Ghana’s Inflation rises to 43.1%
Food costs drive Ghana's headline inflation up to 43.1%.
Due to rising food prices, Ghana's inflation rate rose to 43.1% in July, the highest level in four months. This puts additional pressure on the central bank to keep hiking interest rates in the coming month.
Samuel Kobina Annim, the government statistician, disclosed that the annual inflation rate increased from 42.5% in June to 43.1%.
This was higher than the median projection of 42% offered by five analysts in a Bloomberg survey, marking the highest level since March.
Annim pointed out that increased food prices were the main cause of the inflationary spike.

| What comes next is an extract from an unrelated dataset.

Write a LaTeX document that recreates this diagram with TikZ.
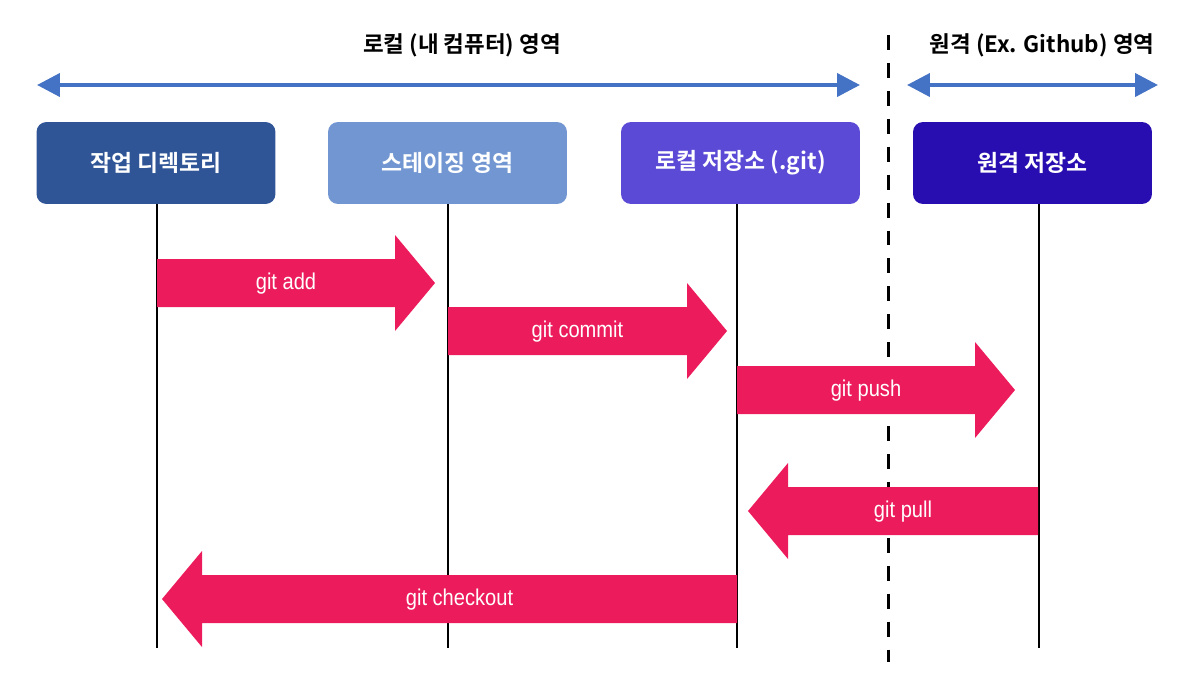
\documentclass[tikz,border=0pt]{standalone}
\usepackage{fontspec}
\setmainfont{Noto Sans CJK KR}[BoldFont={Noto Sans CJK KR Bold}]
\newfontfamily\gitfont[FakeStretch=0.88]{Liberation Sans}
\usetikzlibrary{arrows.meta}

\definecolor{wdblue}{RGB}{47,85,151}
\definecolor{stgblue}{RGB}{114,150,210}
\definecolor{lrpurple}{RGB}{90,74,214}
\definecolor{rrindigo}{RGB}{40,14,176}
\definecolor{gitpink}{RGB}{236,28,92}
\definecolor{areablue}{RGB}{68,114,196}

\tikzset{
  repo/.style={rounded corners=0.2cm, minimum width=4.78cm, minimum height=1.64cm,
    text=white, font=\bfseries\fontsize{13}{15}\selectfont},
  area/.style={font=\bfseries\fontsize{12.8}{15}\selectfont},
  cmd/.style={text=white, font=\gitfont\fontsize{13}{15}\selectfont},
  lifeline/.style={line width=1.2pt},
  span/.style={areablue, line width=2.3pt, {Triangle[length=13pt,width=13pt]}-{Triangle[length=13pt,width=13pt]}}
}

% fat arrow: tail x, tip x, y, label, name
\newcommand{\fatarrow}[5]{%
  \pgfmathsetmacro{\hb}{#2 + (#2 < #1 ? 40 : -40)}%
  \pgfmathsetmacro{\mx}{(#1 + #2 + (#2 < #1 ? 20 : -20))/2}%
  \fill[gitpink] (#1,#3-24) -- (\hb,#3-24) -- (\hb,#3-48) -- (#2,#3)
    -- (\hb,#3+48) -- (\hb,#3+24) -- (#1,#3+24) -- cycle;
  \node[cmd] (#5) at (\mx,#3+1) {#4};}

\begin{document}
\begin{tikzpicture}[x=0.02cm, y=-0.02cm]
  \useasboundingbox (0,0) rectangle (1200,683);

  % areas
  \node[area] (local) at (462,45) {로컬 (내 컴퓨터) 영역};
  \node[area] (remote) at (1042,45) {원격 (Ex. Github) 영역};
  \coordinate (l1) at (37,85);  \coordinate (l2) at (860,85);
  \coordinate (r1) at (907,85); \coordinate (r2) at (1158,85);
  \draw[span] (l1) -- (l2);
  \draw[span] (r1) -- (r2);
  \draw[line width=1.7pt, dash pattern=on 8.5pt off 7.4pt] (888,35) -- (888,662);

  % repositories
  \node[repo, fill=wdblue] (wd) at (156,163) {작업 디렉토리};
  \node[repo, fill=stgblue] (stg) at (447.5,163) {스테이징 영역};
  \node[repo, fill=lrpurple] (lrepo) at (740.5,163) {로컬 저장소 (.git)};
  \node[repo, fill=rrindigo] (rrepo) at (1032.5,163) {원격 저장소};

  \coordinate (e1) at (157,648);  \coordinate (e2) at (448,648);
  \coordinate (e3) at (737,648);  \coordinate (e4) at (1039,648);
  \draw[lifeline] (e1 |- wd.south) -- (e1);
  \draw[lifeline] (e2 |- stg.south) -- (e2);
  \draw[lifeline] (e3 |- lrepo.south) -- (e3);
  \draw[lifeline] (e4 |- rrepo.south) -- (e4);

  % commands
  \fatarrow{157}{435}{283}{git add}{add}
  \fatarrow{448}{727}{331}{git commit}{commit}
  \fatarrow{737}{1015}{390}{git push}{push}
  \fatarrow{1038}{748}{511}{git pull}{pull}
  \fatarrow{737}{162}{599}{git checkout}{checkout}
\end{tikzpicture}
\end{document}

Inflation for food increased from 54.2% to 55% in the preceding month, and for non-food items it increased from 33.4% to 33.8%. Overall, prices rose by 3.6% during the past year.
Remember that the monetary policy committee of Ghana recently raised the nation's benchmark interest rate by 50 basis points to 30%, citing the fact that price pressures were not subsiding quickly enough.
Since November 2021, this has caused the cumulative rate to rise to 16.5% points.
According to experts, policymakers may feel inclined to execute another interest rate increase during their meeting scheduled for September 18–22 if this higher trend in inflation persists.
At 11:04 a.m. in Accra, the Ghanaian cedi was trading essentially unchanged at 11.1646 to the dollar. According to Bloomberg generic pricing, the nation's dollar bond due in 2032 increased 0.2 cents to 45.1 cents on the dollar.